5 井上和幸
自分へのアポをどう取るか

かつての日本であれば、「おおよそこれくらいの仕事を、だいたいいつごろまでに」といったやや曖昧な業務項目や達成項目の中で現場が動いていた側面がある。私はそのやり方に肯定的なのだが、最近は仕事の設計や組み立てを精緻に行い、可視化するといった仕事のやり方が身についていないと、ビジネスの世界では通用しないシーンも多くなってきた。

井上和幸氏(撮影=宇佐美雅浩)

当社では、これに対応するためグーグルカレンダーを活用し、全社をあげてスケジュールを公開し共有している。そして私のスケジュールに関しては、ほかのスタッフが勝手に「○○社同行」「○○プロジェクト打ち合わせ」などと、特段の許可なくカレンダーに入力していいことにしている。
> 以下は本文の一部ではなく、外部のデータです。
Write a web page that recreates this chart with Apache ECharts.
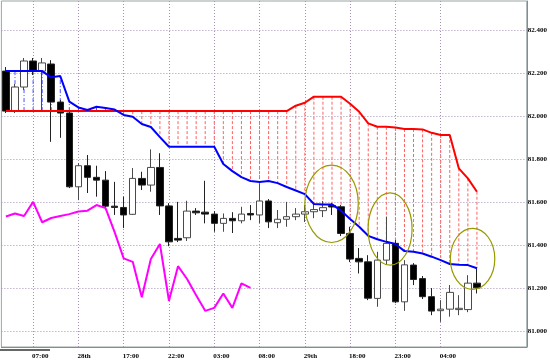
<!DOCTYPE html>
<html><head><meta charset="utf-8">
<script src="https://cdn.jsdelivr.net/npm/echarts@6/dist/echarts.min.js"></script>
<style>html,body{margin:0;padding:0;background:#fff}#c{width:550px;height:362px}</style>
</head><body><div id="c"></div>
<script>
// ---- data ----
const tickLabels = ["07:00","28th","17:00","22:00","03:00","08:00","29th","18:00","23:00","04:00"];
const openP  = [82.209,82.023,82.135,82.256,82.209,82.242,82.065,82.014,81.671,81.769,81.715,81.702,81.581,81.575,81.543,81.710,81.679,81.761,81.582,81.431,81.434,81.558,81.553,81.544,81.501,81.524,81.513,81.547,81.540,81.605,81.504,81.520,81.532,81.544,81.555,81.560,81.584,81.578,81.454,81.338,81.322,81.152,81.330,81.408,81.136,81.307,81.244,81.160,81.095,81.102,81.100,81.100,81.223];
const closeP = [82.023,82.135,82.256,82.209,82.247,82.065,82.014,81.671,81.769,81.715,81.702,81.581,81.575,81.540,81.710,81.679,81.761,81.582,81.415,81.423,81.558,81.550,81.544,81.501,81.524,81.513,81.544,81.540,81.605,81.508,81.520,81.532,81.544,81.555,81.565,81.574,81.577,81.454,81.335,81.322,81.153,81.330,81.408,81.136,81.308,81.240,81.160,81.093,81.102,81.180,81.106,81.223,81.201];
const lowP   = [82.014,82.014,82.121,82.191,82.023,81.880,81.899,81.665,81.609,81.642,81.625,81.563,81.540,81.479,81.540,81.656,81.648,81.540,81.395,81.414,81.419,81.540,81.501,81.462,81.462,81.456,81.501,81.516,81.502,81.479,81.479,81.485,81.516,81.507,81.525,81.530,81.540,81.442,81.321,81.268,81.144,81.113,81.307,81.130,81.094,81.214,81.149,81.074,81.043,81.067,81.074,81.088,81.175];
const highP  = [82.228,82.149,82.270,82.270,82.270,82.260,82.074,82.023,81.781,81.819,81.769,81.744,81.694,81.625,81.758,81.741,81.845,81.827,81.595,81.601,81.606,81.572,81.699,81.558,81.547,81.553,81.578,81.586,81.688,81.614,81.563,81.601,81.572,81.586,81.595,81.605,81.595,81.586,81.485,81.386,81.353,81.369,81.532,81.423,81.330,81.316,81.256,81.200,81.144,81.214,81.167,81.260,81.293];
const spanBlue = [82.209,82.209,82.209,82.209,82.209,82.180,82.186,82.067,82.040,82.028,82.043,82.037,82.030,82.005,81.997,81.963,81.949,81.902,81.857,81.857,81.857,81.857,81.857,81.857,81.777,81.744,81.716,81.698,81.693,81.698,81.688,81.670,81.654,81.637,81.591,81.589,81.589,81.560,81.521,81.485,81.443,81.427,81.415,81.405,81.372,81.369,81.361,81.346,81.330,81.312,81.308,81.307,81.292];
const spanRed = [82.023,82.023,82.023,82.023,82.023,82.023,82.023,82.023,82.023,82.023,82.023,82.023,82.023,82.023,82.023,82.023,82.023,82.023,82.023,82.023,82.023,82.023,82.023,82.023,82.023,82.023,82.023,82.023,82.023,82.023,82.023,82.023,82.048,82.062,82.090,82.090,82.090,82.090,82.057,82.020,81.966,81.950,81.950,81.947,81.940,81.940,81.938,81.922,81.912,81.912,81.757,81.710,81.648];
const chikou = [81.533,81.547,81.535,81.601,81.506,81.526,81.535,81.544,81.556,81.560,81.586,81.572,81.460,81.338,81.322,81.157,81.335,81.405,81.141,81.302,81.242,81.167,81.094,81.108,81.175,81.108,81.222,81.201];
const priceTicks = [81.0,81.2,81.4,81.6,81.8,82.0,82.2,82.4];
const lastPrice = 81.201;
// highlighted zones: centre bar position, centre price, half-width (bars), half-height (price)
const zoneX  = [35.95, 42.41, 51.52];
const zoneY  = [81.592, 81.475, 81.336];
const zoneRX = [2.95, 2.43, 2.45];
const zoneRY = [0.180, 0.168, 0.142];

// ---- layout ----
const SLOTS = 58, FIRST_TICK = 3, TICK_STEP = 5;
const categories = [];
for (let i = 0; i < SLOTS; i++) {
  const k = (i - FIRST_TICK) / TICK_STEP;
  categories.push(Number.isInteger(k) && k >= 0 && k < tickLabels.length ? tickLabels[k] : '');
}
const tickIdx = [];
categories.forEach((c, i) => { if (c !== '') tickIdx.push(i); });

const FONT = 'Liberation Serif';
const gridColor = '#a493b6';
const chart = echarts.init(document.getElementById('c'), null, {renderer: 'canvas'});

const candles = openP.map((o, i) => [o, closeP[i], lowP[i], highP[i]]);
const cloud = spanRed.map((r, i) => [i, r, spanBlue[i]]);
const zones = zoneX.map((x, i) => [Math.floor(x), zoneY[i], x, zoneRX[i], zoneRY[i]]);

chart.setOption({
  animation: false,
  backgroundColor: '#fff',
  grid: {left: 1.4, right: 23, top: 1, bottom: 15, show: true, borderColor: '#9aa6a6', borderWidth: 1},
  xAxis: {
    type: 'category', data: categories, boundaryGap: true,
    axisLine: {show: true, lineStyle: {color: '#7f8f8f'}},
    axisTick: {show: false},
    splitLine: {show: false},
    axisLabel: {interval: (i, v) => v !== '', align: 'left', margin: 6, fontSize: 7, fontWeight: 'bold', fontFamily: FONT, color: '#000', padding: [0, 0, 0, -1]}
  },
  yAxis: {
    type: 'value', position: 'right', min: 80.926, max: 82.535, scale: true,
    axisLine: {show: true, lineStyle: {color: '#7f8f8f'}},
    axisTick: {show: false, customValues: priceTicks},
    splitLine: {show: false},
    axisLabel: {customValues: priceTicks, formatter: v => v.toFixed(3), margin: 1, fontSize: 7, fontWeight: 'bold', fontFamily: FONT, color: '#000'}
  },
  graphic: [
    {type: 'rect', shape: {x: 0, y: 349, width: 50, height: 2}, style: {fill: '#666'}, silent: true}
  ],
  series: [
    { // grid lines
      type: 'line', data: [], z: 0, silent: true,
      markLine: {
        silent: true, symbol: 'none', z: 0, animation: false,
        label: {show: false},
        lineStyle: {color: gridColor, type: [1, 2], width: 1},
        data: tickIdx.map(i => ({xAxis: i})).concat(priceTicks.map(p => ({yAxis: p})))
      }
    },
    { // cloud verticals
      type: 'custom', z: 1, silent: true,
      data: cloud,
      encode: {x: 0, y: [1, 2]},
      renderItem: (params, api) => {
        const i = api.value(0), a = api.value(1), b = api.value(2);
        const p1 = api.coord([i, a]), p2 = api.coord([i, b]);
        const blueUp = b > a;
        return {type: 'line', shape: {x1: p1[0], y1: p1[1], x2: p2[0], y2: p2[1]},
          style: {stroke: blueUp ? '#4455ff' : '#ff6060', lineWidth: 1, lineDash: blueUp ? [4, 2, 1, 2] : [3, 2]}};
      }
    },
    {
      type: 'candlestick', z: 2, data: candles, barWidth: 7,
      itemStyle: {color: '#fff', color0: '#000', borderColor: '#4a4a4a', borderColor0: '#222', borderWidth: 1},
      markLine: {
        silent: true, symbol: 'none', z: 10, animation: false,
        lineStyle: {opacity: 0},
        label: {show: true, position: 'end', distance: 1, formatter: () => lastPrice.toFixed(3), backgroundColor: '#000', color: '#fff', fontSize: 7, fontWeight: 'bold', fontFamily: FONT, padding: [1, 1, 0, 1]},
        data: [{yAxis: lastPrice}]
      }
    },
    {type: 'line', z: 3, data: spanRed, showSymbol: false, lineStyle: {color: '#ff0000', width: 2}},
    {type: 'line', z: 3, data: spanBlue, showSymbol: false, lineStyle: {color: '#0000ff', width: 2}},
    {type: 'line', z: 3, data: chikou, showSymbol: false, lineStyle: {color: '#ff00ff', width: 2}},
    {
      type: 'custom', z: 4, silent: true,
      data: zones,
      dimensions: ['i', 'y', 'cx', 'rx', 'ry'],
      encode: {x: 'i', y: 'y'},
      renderItem: (params, api) => {
        const base = api.value('i'), y = api.value('y'), cx = api.value('cx');
        const bw = api.size([1, 0])[0];
        const c = api.coord([base, y]);
        const ryPx = api.size([0, api.value('ry') * 2], [base, y])[1] / 2;
        return {type: 'ellipse', shape: {cx: c[0] + (cx - base) * bw, cy: c[1], rx: api.value('rx') * bw, ry: ryPx},
          style: {fill: null, stroke: '#999900', lineWidth: 1.2}};
      }
    }
  ]
});
</script>
</body></html>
そうなると、自分自身の作業時間や企画を練る時間をしっかり確保しておくことが重要となる。ただでさえ、経営者や管理者は、部下から業務の確認を求められたり、決済業務があったりして、1つの作業に集中したいと思っても、余儀なく中断せざるをえないことが多い。そこで私は自分にアポイントメントを入れて時間を確保し、ほかの社員からのコンタクトをブロックする時間をつくっている(カレンダー上では「BLOCKED」と表記)。具体的には、「集中作業」という予定を入れておく。すると社員たちは、その時間は私に「予定を入れてはいけない」と理解する。

「集中作業」として確保する時間は成り行きではあるが1~3時間。これには2種類あって、1つは、ルーティン化している事務処理に使う時間。もう1つは、具体的に何を行うかは決めずに確保する時間。実際には企画系の業務をこなすのが通例だ。